Topics of Three American Scientific Journals between 1819 and 1922
After doing my first analysis of American scientific journals during the nineteenth century, I did some more topic modeling of my dataset of three journals (the American Journal of Science, or AJS from 1819 – 1922, the Proceedings of the American Association for the Advancement of Science, or PAAAS from 1848 – 1915, and the Journal of the American Chemical Society, or JACS from 1879 – 1922) For this analysis, a topic model was run on the entire corpus, rather than just one set of journals. Each of the 209 text files were split into documents of 1,000 words and a 500 topic model was created to investigate the corpus as a whole (see quick visualization above).
Unsurprisingly, chemistry comprises 32% of the topics; this is most likely because JACS is such a large part of the dataset. Similarly, geology and mineralogy are the next most significant number of topics at 14%, representing much of the subject matter of AJS. Additionally, some subject areas such as zoology, botany, and meteorology are more prominent in this topic model than in the other models. There are two somewhat surprising results, however, the seemingly large amount of topics relating to theory and method and business. Both of these categories might help to indicate trends in professionalization. Given the trends from the previous analyses, it is important to ask in which these theoretical and business topics appear and during what time period. Presumably, if the previous analyses were correct, then the answers would be that theoretical topics are more prominent in PAAAS and that both of these topics should increase during the late 1870s.
One topic that typifies the kind of topic for theory and method can be found in a topic with the words: term, terms, general, called, case, true, present, sense, relations, defined, definition, relation, form, definite, considered, question, paper, applied, expressed, and conditions. This is a topic with general words about science and how it is performed. For this topic, the largest number of words assigned to that topic (45) comes from PAAAS in 1876. A similar topic has the words: factor, influence, conditions, factors, important, direct effect relative relation determining control role present combined importance influences, indirect, data, favorable, and normal. The top related documents to this topic also come from PAAAS in the 1890s. Thus it seems that as with the previous topic model analysis, PAAAS discusses more theoretical topics, and these topics cluster during the later part of the nineteenth century.
With regard to business topics, especially as they pertain to the ACS, a topic containing the words society, chemical, american, journal, chemistry, chemists, members, editor, year, abstracts, papers, industrial, meeting, council, address, york, number, publication, proceedings, and directors is a topic discussing meetings of ACS, and also addresses their publication concerns. This topic appears only in the JACS documents, and the earliest date in which this topic appears is 1893, around the same time as the “unexpected” and “expected” topic divide happens from the previous analysis of JACS. A topic wit the words committee, report, secretary, congress, appointed, international, members, council, meeting, year, association, account, library, fund, chairman, treasurer, adopted, committees, received, and society is a more general topic also referring to meetings, appears most frequently in PAAAS. The earliest PAAAS issue for this topic is 1874, and most of the documents assigned to this topic come from the 1890s which would again be consistent with previous analyses.
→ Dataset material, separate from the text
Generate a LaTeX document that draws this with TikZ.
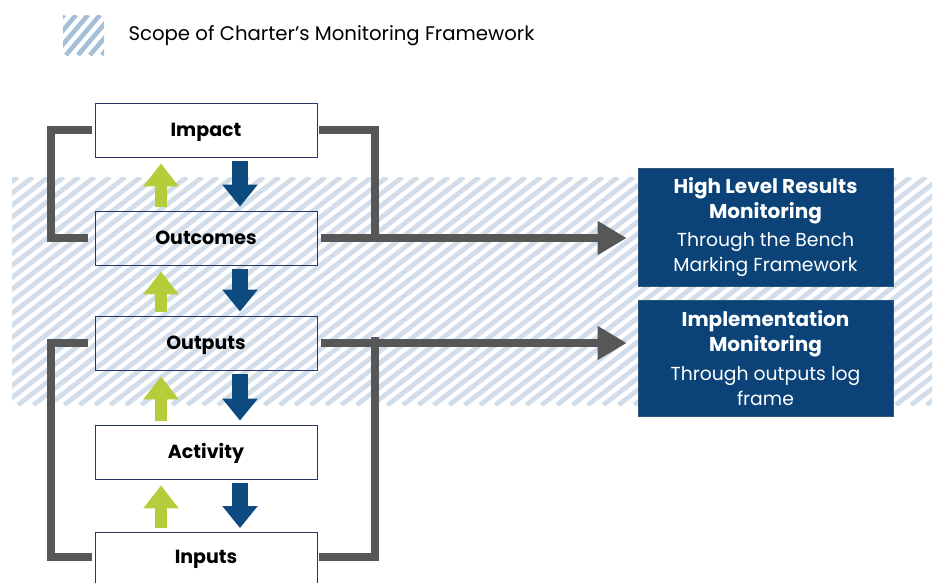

It is also worth noting that there were 85 topics that were discarded for this analysis. Most of these topics appear to be random distributions of numbers (such as topic with a series of numbers including 000, 1, 500, 100, 400, 200, 10, 300, 600, 800, 700, total, 20, 250, 50, 3, 30, 900, 150, and 750). These seem to represent page numbers or indexes that are sometimes present at the back of volumes. Considering that the overall topic model contained 500 topics, this is a relatively small number of topics (17%) that were discarded for this analysis.
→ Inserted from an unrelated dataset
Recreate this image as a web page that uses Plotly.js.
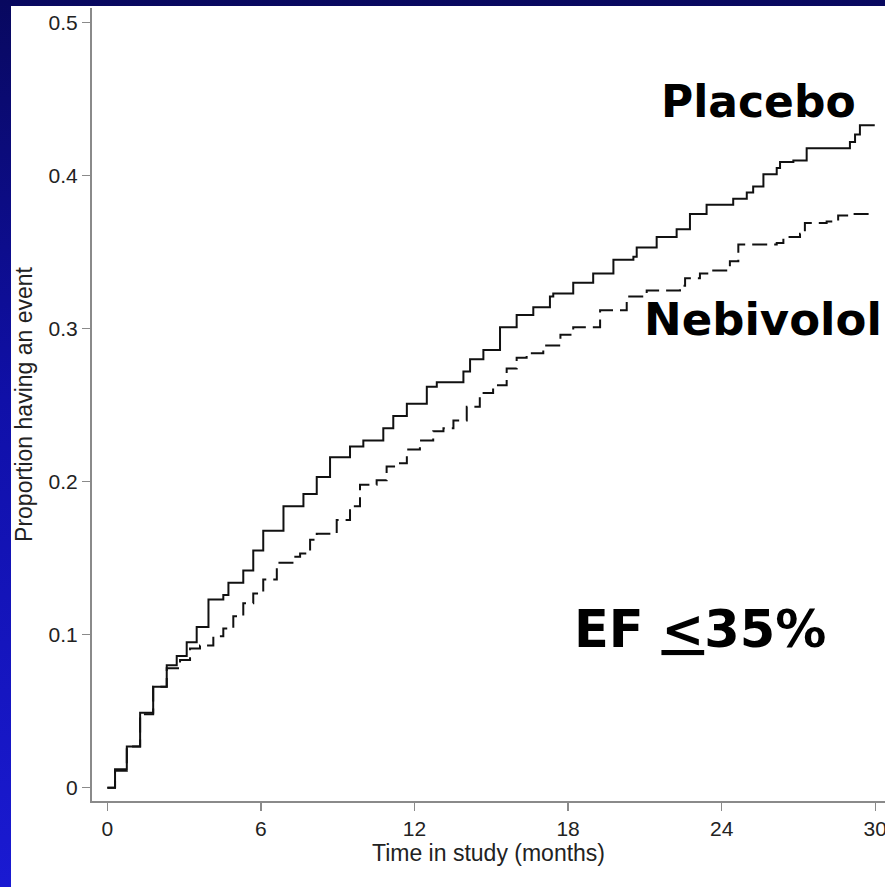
<!DOCTYPE html>
<html>
<head>
<meta charset="utf-8">
<script src="https://cdn.plot.ly/plotly-3.0.1.min.js"></script>
<style>
  html, body { margin: 0; padding: 0; width: 885px; height: 887px; overflow: hidden; }
  body { background: linear-gradient(to bottom, #08085f 0%, #1010a8 45%, #1a1ad2 100%); }
  #chart { position: absolute; left: 11px; top: 6px; width: 874px; height: 881px; background: #fff; }
</style>
</head>
<body>
<div id="chart"></div>
<script>
// Kaplan-Meier style cumulative event proportions
const placeboMonths = [0, 0.30, 0.76, 1.28, 1.79, 2.32, 2.71, 3.10, 3.49, 3.95, 4.53, 4.73, 5.31, 5.70, 6.09, 6.88, 7.66, 8.18, 8.70, 9.48, 10.0, 10.78, 11.17, 11.70, 12.48, 12.87, 13.39, 13.91, 14.17, 14.69, 15.34, 15.99, 16.64, 17.29, 17.42, 18.20, 18.98, 19.77, 20.55, 20.68, 21.46, 22.24, 22.76, 23.41, 24.45, 24.98, 25.23, 25.63, 26.15, 26.28, 26.80, 27.32, 28.95, 29.01, 29.21, 29.40, 29.98];
const placeboProp = [0, 0.012, 0.027, 0.049, 0.066, 0.080, 0.086, 0.095, 0.105, 0.123, 0.126, 0.134, 0.142, 0.155, 0.168, 0.184, 0.192, 0.203, 0.216, 0.223, 0.227, 0.235, 0.243, 0.251, 0.262, 0.265, 0.265, 0.272, 0.280, 0.286, 0.301, 0.309, 0.314, 0.321, 0.323, 0.330, 0.336, 0.345, 0.347, 0.353, 0.360, 0.365, 0.375, 0.381, 0.385, 0.389, 0.393, 0.401, 0.405, 0.409, 0.410, 0.418, 0.418, 0.422, 0.427, 0.433, 0.433];

const nebivololMonths = [0, 0.30, 0.76, 1.28, 1.79, 2.32, 2.84, 3.23, 3.62, 4.14, 4.53, 4.92, 5.31, 5.70, 6.09, 6.62, 7.27, 7.53, 7.92, 8.18, 8.96, 9.48, 9.87, 10.52, 10.91, 11.30, 11.70, 12.21, 12.73, 13.13, 13.52, 14.04, 14.55, 15.07, 15.60, 15.99, 16.38, 17.03, 17.70, 18.20, 19.25, 20.29, 21.07, 22.37, 22.57, 23.15, 23.67, 24.32, 24.65, 25.50, 26.15, 26.41, 27.06, 27.25, 28.10, 28.55, 29.14, 29.86];
const nebivololProp = [0, 0.011, 0.027, 0.048, 0.066, 0.078, 0.0835, 0.091, 0.093, 0.099, 0.104, 0.112, 0.1205, 0.127, 0.136, 0.147, 0.151, 0.153, 0.162, 0.166, 0.175, 0.184, 0.198, 0.201, 0.210, 0.212, 0.221, 0.227, 0.233, 0.235, 0.240, 0.249, 0.258, 0.263, 0.274, 0.281, 0.284, 0.289, 0.296, 0.301, 0.312, 0.321, 0.325, 0.328, 0.333, 0.336, 0.338, 0.344, 0.355, 0.355, 0.356, 0.360, 0.362, 0.369, 0.370, 0.374, 0.375, 0.375];

const xTickVals = [0, 6, 12, 18, 24, 30];
const xTickText = ['0', '6', '12', '18', '24', '30'];
const yTickVals = [0, 0.1, 0.2, 0.3, 0.4, 0.5];
const yTickText = ['0', '0.1', '0.2', '0.3', '0.4', '0.5'];

const xTitle = 'Time in study (months)';
const yTitle = 'Proportion having an event';
const labelPlacebo = 'Placebo';
const labelNebivolol = 'Nebivolol';
const labelEF = 'EF <u>&lt;</u>35%';

const traces = [
  { x: placeboMonths, y: placeboProp, type: 'scatter', mode: 'lines', name: 'Placebo',
    line: { shape: 'hv', color: '#111', width: 2 }, hoverinfo: 'skip' },
  { x: nebivololMonths, y: nebivololProp, type: 'scatter', mode: 'lines', name: 'Nebivolol',
    line: { shape: 'hv', color: '#111', width: 2, dash: '15px,7px' }, hoverinfo: 'skip' }
];

const axisFont = { family: 'Liberation Sans, Arial, sans-serif', size: 21, color: '#222' };
const titleFont = { family: 'Liberation Sans, Arial, sans-serif', size: 23, color: '#222' };
const bigFont = (s) => ({ family: 'DejaVu Sans, sans-serif', size: s, color: '#000', weight: 'bold' });

const layout = {
  width: 874, height: 881,
  margin: { l: 81, r: 0, t: 2, b: 86, pad: 0 },
  paper_bgcolor: '#fff', plot_bgcolor: '#fff',
  showlegend: false,
  xaxis: {
    range: [-0.6, 30.38], tickvals: xTickVals, ticktext: xTickText,
    showline: true, linecolor: '#8a8a8a', linewidth: 2,
    ticks: 'outside', ticklen: 8, tickwidth: 1.5, tickcolor: '#8a8a8a',
    showgrid: false, zeroline: false, tickfont: axisFont, ticklabeloverflow: 'allow',
    title: { text: xTitle, font: titleFont, standoff: 3 }
  },
  yaxis: {
    range: [-0.0087, 0.5096], tickvals: yTickVals, ticktext: yTickText,
    showline: true, linecolor: '#8a8a8a', linewidth: 2,
    ticks: 'outside', ticklen: 8, tickwidth: 1.5, tickcolor: '#8a8a8a',
    showgrid: false, zeroline: false, tickfont: axisFont,
    title: { text: yTitle, font: titleFont, standoff: 12 }
  },
  annotations: [
    { text: labelPlacebo, xref: 'paper', yref: 'paper', x: 0.841, y: 0.882, xanchor: 'center', yanchor: 'middle', showarrow: false, font: bigFont(44) },
    { text: labelNebivolol, xref: 'paper', yref: 'paper', x: 0.846, y: 0.6066, xanchor: 'center', yanchor: 'middle', showarrow: false, font: bigFont(45) },
    { text: labelEF, xref: 'paper', yref: 'paper', x: 0.767, y: 0.2157, xanchor: 'center', yanchor: 'middle', showarrow: false, font: bigFont(51) }
  ]
};

Plotly.newPlot('chart', traces, layout, { displayModeBar: false, staticPlot: true });
</script>
</body>
</html>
Overall, it would seem that the findings for this second analysis are consistent with those of the previous analyses. PAAAS does seem to be more involved in discussing theoretical topics, and business topics appear to be more frequently discussed in the later part of the nineteenth century. Most importantly JACS at least becomes more involved in discussion of business in the 1890s, the same period when the ACS is consolidating into a professional society with a clear identity separate from the AAAS. This analysis does, however, seem to add some nuance to the overall picture of science, however. Why do subjects such as astronomy and meteorology, subjects that were often so small in the other analyses that they were lumped together as “other sciences” appear relatively prominently here? Additionally, since physics was the next discipline to form a professional society, when did it become so prominent? The other topic models seem to show physics as equal to chemistry. Some of the answers to these questions may be matters of statistical significance, this analysis over the entire corpus is more consistent with the assumptions of Mallet.Nonetheless, both analyses seem to consistently point to the same general conclusions that are present in past topic modeling research on this dataset.